For years, Indians have hoped that their virtues will win out in the end. Their country may plod, goes the narrative, but it plods in the right direction. China’s authoritarian system, which operates without the constraints of electors, independent courts or a free press, can dash off in any direction. It is capable of engineering 10 per cent growth year after year (though even that miracle has recently run out of road). Equally, it can produce the disaster of the cultural revolution and may yet conjure an economic catastrophe – say an explosion of the property sector or an implosion of shadow banking. China has only a gas pedal.

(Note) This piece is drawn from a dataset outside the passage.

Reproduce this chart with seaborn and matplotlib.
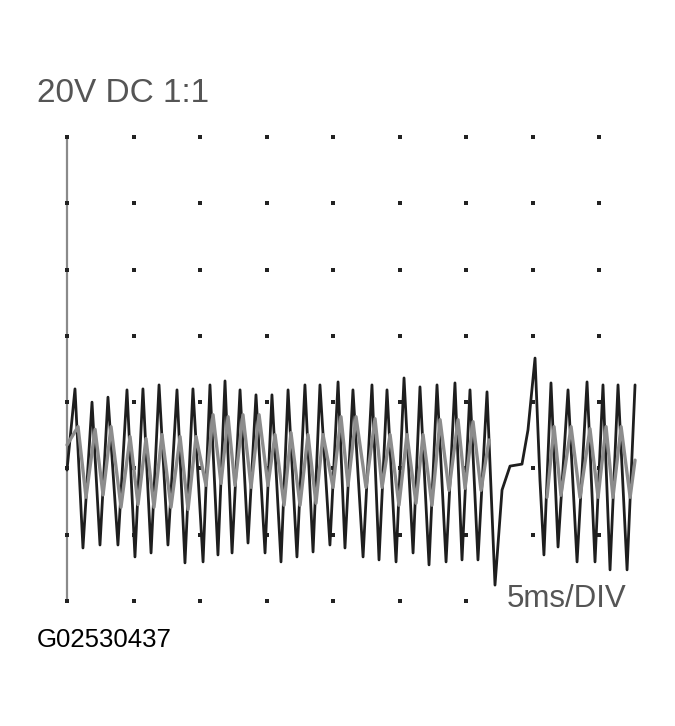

But what if Indians voted to become more like China? That is one plausible interpretation of the seemingly decisive swing in electoral support towards Narendra Modi, Gujarat’s chief minister and a prime ministerial candidate with Chinese characteristics. If nothing else, Mr Modi, whose leadership style brooks little opposition, has a reputation for getting things done. His supporters, including most of the country’s business leaders, who have flocked to Gujarat to pay homage, praise his decisiveness and hatred of red tape. In 2008 Ratan Tata, whose plan to build the Nano mini-car in West Bengal fell foul of local politics, came to him with a proposal to switch the factory to Gujarat.